> PROVIDED DATA
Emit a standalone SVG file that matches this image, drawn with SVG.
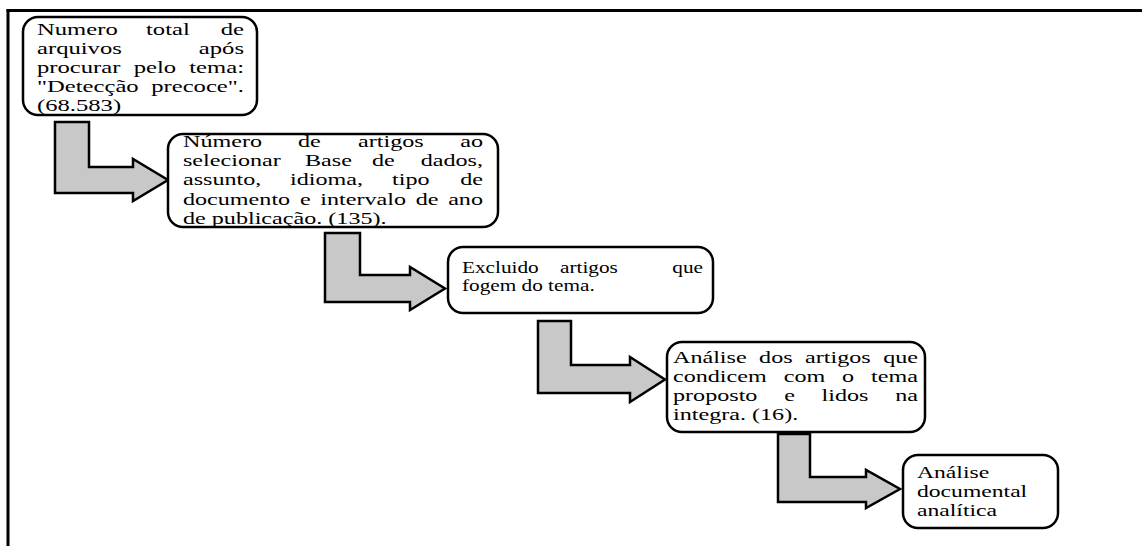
<svg xmlns="http://www.w3.org/2000/svg" width="1142" height="546" viewBox="0 0 1142 546">
<style>
.frame{stroke:#000;stroke-width:3;fill:none}
.box{fill:#fff;stroke:#000;stroke-width:2.5}
.arrow{fill:#c8c8c8;stroke:#000;stroke-width:2.5;stroke-linejoin:miter}
.t{font-family:'Liberation Serif','Times New Roman',serif;font-size:17px;fill:#000}
.e{text-anchor:end}
</style>
<rect width="1142" height="546" fill="#fff"/>
<g id="frame">
<line class="frame" x1="6.5" y1="10.5" x2="1142" y2="10.5"/>
<line class="frame" x1="8" y1="9" x2="8" y2="546"/>
</g>
<g id="connectors">
<path class="arrow" d="M55,122 H89 V167 H133 V159 L168,180 L133,201 V193 H55 Z"/>
<path class="arrow" d="M325,233 H360 V275 H410 V267 L445,288.5 L410,310 V302 H325 Z"/>
<path class="arrow" d="M538,321 H571 V365 H630 V357 L665,379.5 L630,402 V393 H538 Z"/>
<path class="arrow" d="M778,434 H810 V477 H866 V470 L900,489 L866,508 V502 H778 Z"/>
</g>
<g id="node1">
<rect class="box" x="23" y="17" width="234" height="98" rx="15"/>
<g class="t" transform="scale(1.45 1)">
<text y="35"><tspan x="25.52">Numero</tspan><tspan x="100.69">total</tspan></text><text y="35" class="e" x="168.28">de</text>
<text y="54" x="25.52">arquivos</text><text y="54" class="e" x="168.28">após</text>
<text y="73"><tspan x="25.52">procurar</tspan><tspan x="92.21">pelo</tspan></text><text y="73" class="e" x="168.28">tema:</text>
<text y="92" x="25.52">"Detecção</text><text y="92" class="e" x="168.28">precoce".</text>
<text y="111" x="25.52">(68.583)</text>
</g>
</g>
<g id="node2">
<rect class="box" x="168" y="134" width="330" height="93" rx="15"/>
<g class="t" transform="scale(1.42 1)">
<text y="147"><tspan x="128.87">Número</tspan><tspan x="209.86">de</tspan><tspan x="252.11">artigos</tspan></text><text y="147" class="e" x="340.14">ao</text>
<text y="166"><tspan x="128.87">selecionar</tspan><tspan x="214.79">Base</tspan><tspan x="261.97">de</tspan></text><text y="166" class="e" x="340.14">dados,</text>
<text y="185"><tspan x="128.87">assunto,</tspan><tspan x="204.23">idioma,</tspan><tspan x="276.06">tipo</tspan></text><text y="185" class="e" x="340.14">de</text>
<text y="205"><tspan x="128.87">documento</tspan><tspan x="211.27">e</tspan><tspan x="225.56">intervalo</tspan><tspan x="292.75">de</tspan></text><text y="205" class="e" x="340.14">ano</text>
<text y="224" x="128.87">de publicação. (135).</text>
</g>
</g>
<g id="node3">
<rect class="box" x="448" y="247" width="265" height="66" rx="15"/>
<g class="t" transform="scale(1.25 1)">
<text y="273"><tspan x="369.6">Excluido</tspan><tspan x="448">artigos</tspan></text><text y="273" class="e" x="562.4">que</text>
<text y="291" x="369.6">fogem do tema.</text>
</g>
</g>
<g id="node4">
<rect class="box" x="667" y="342" width="258" height="90" rx="15"/>
<g class="t" transform="scale(1.42 1)">
<text y="363"><tspan x="473.94">Análise</tspan><tspan x="534.58">dos</tspan><tspan x="566.90">artigos</tspan></text><text y="363" class="e" x="646.48">que</text>
<text y="382"><tspan x="473.94">condicem</tspan><tspan x="551.90">com</tspan><tspan x="593.03">o</tspan></text><text y="382" class="e" x="646.48">tema</text>
<text y="401"><tspan x="473.94">proposto</tspan><tspan x="552.25">e</tspan><tspan x="578.59">lidos</tspan></text><text y="401" class="e" x="646.48">na</text>
<text y="420" x="473.94">integra. (16).</text>
</g>
</g>
<g id="node5">
<rect class="box" x="903" y="455" width="155" height="73" rx="15"/>
<g class="t" transform="scale(1.39 1)">
<text y="478" x="659.71">Análise</text>
<text y="497" x="659.71">documental</text>
<text y="516" x="659.71">analítica</text>
</g>
</g>
</svg>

> DIRECTIONS FOR THIS TASK
Write out the material above once more, exactly as it reads, with no pictures.

> PROBLEM SOLUTION
Emit a standalone SVG file that matches this image, drawn with SVG.
<svg xmlns="http://www.w3.org/2000/svg" width="1142" height="546" viewBox="0 0 1142 546">
<style>
.frame{stroke:#000;stroke-width:3;fill:none}
.box{fill:#fff;stroke:#000;stroke-width:2.5}
.arrow{fill:#c8c8c8;stroke:#000;stroke-width:2.5;stroke-linejoin:miter}
.t{font-family:'Liberation Serif','Times New Roman',serif;font-size:17px;fill:#000}
.e{text-anchor:end}
</style>
<rect width="1142" height="546" fill="#fff"/>
<g id="frame">
<line class="frame" x1="6.5" y1="10.5" x2="1142" y2="10.5"/>
<line class="frame" x1="8" y1="9" x2="8" y2="546"/>
</g>
<g id="connectors">
<path class="arrow" d="M55,122 H89 V167 H133 V159 L168,180 L133,201 V193 H55 Z"/>
<path class="arrow" d="M325,233 H360 V275 H410 V267 L445,288.5 L410,310 V302 H325 Z"/>
<path class="arrow" d="M538,321 H571 V365 H630 V357 L665,379.5 L630,402 V393 H538 Z"/>
<path class="arrow" d="M778,434 H810 V477 H866 V470 L900,489 L866,508 V502 H778 Z"/>
</g>
<g id="node1">
<rect class="box" x="23" y="17" width="234" height="98" rx="15"/>
<g class="t" transform="scale(1.45 1)">
<text y="35"><tspan x="25.52">Numero</tspan><tspan x="100.69">total</tspan></text><text y="35" class="e" x="168.28">de</text>
<text y="54" x="25.52">arquivos</text><text y="54" class="e" x="168.28">após</text>
<text y="73"><tspan x="25.52">procurar</tspan><tspan x="92.21">pelo</tspan></text><text y="73" class="e" x="168.28">tema:</text>
<text y="92" x="25.52">"Detecção</text><text y="92" class="e" x="168.28">precoce".</text>
<text y="111" x="25.52">(68.583)</text>
</g>
</g>
<g id="node2">
<rect class="box" x="168" y="134" width="330" height="93" rx="15"/>
<g class="t" transform="scale(1.42 1)">
<text y="147"><tspan x="128.87">Número</tspan><tspan x="209.86">de</tspan><tspan x="252.11">artigos</tspan></text><text y="147" class="e" x="340.14">ao</text>
<text y="166"><tspan x="128.87">selecionar</tspan><tspan x="214.79">Base</tspan><tspan x="261.97">de</tspan></text><text y="166" class="e" x="340.14">dados,</text>
<text y="185"><tspan x="128.87">assunto,</tspan><tspan x="204.23">idioma,</tspan><tspan x="276.06">tipo</tspan></text><text y="185" class="e" x="340.14">de</text>
<text y="205"><tspan x="128.87">documento</tspan><tspan x="211.27">e</tspan><tspan x="225.56">intervalo</tspan><tspan x="292.75">de</tspan></text><text y="205" class="e" x="340.14">ano</text>
<text y="224" x="128.87">de publicação. (135).</text>
</g>
</g>
<g id="node3">
<rect class="box" x="448" y="247" width="265" height="66" rx="15"/>
<g class="t" transform="scale(1.25 1)">
<text y="273"><tspan x="369.6">Excluido</tspan><tspan x="448">artigos</tspan></text><text y="273" class="e" x="562.4">que</text>
<text y="291" x="369.6">fogem do tema.</text>
</g>
</g>
<g id="node4">
<rect class="box" x="667" y="342" width="258" height="90" rx="15"/>
<g class="t" transform="scale(1.42 1)">
<text y="363"><tspan x="473.94">Análise</tspan><tspan x="534.58">dos</tspan><tspan x="566.90">artigos</tspan></text><text y="363" class="e" x="646.48">que</text>
<text y="382"><tspan x="473.94">condicem</tspan><tspan x="551.90">com</tspan><tspan x="593.03">o</tspan></text><text y="382" class="e" x="646.48">tema</text>
<text y="401"><tspan x="473.94">proposto</tspan><tspan x="552.25">e</tspan><tspan x="578.59">lidos</tspan></text><text y="401" class="e" x="646.48">na</text>
<text y="420" x="473.94">integra. (16).</text>
</g>
</g>
<g id="node5">
<rect class="box" x="903" y="455" width="155" height="73" rx="15"/>
<g class="t" transform="scale(1.39 1)">
<text y="478" x="659.71">Análise</text>
<text y="497" x="659.71">documental</text>
<text y="516" x="659.71">analítica</text>
</g>
</g>
</svg>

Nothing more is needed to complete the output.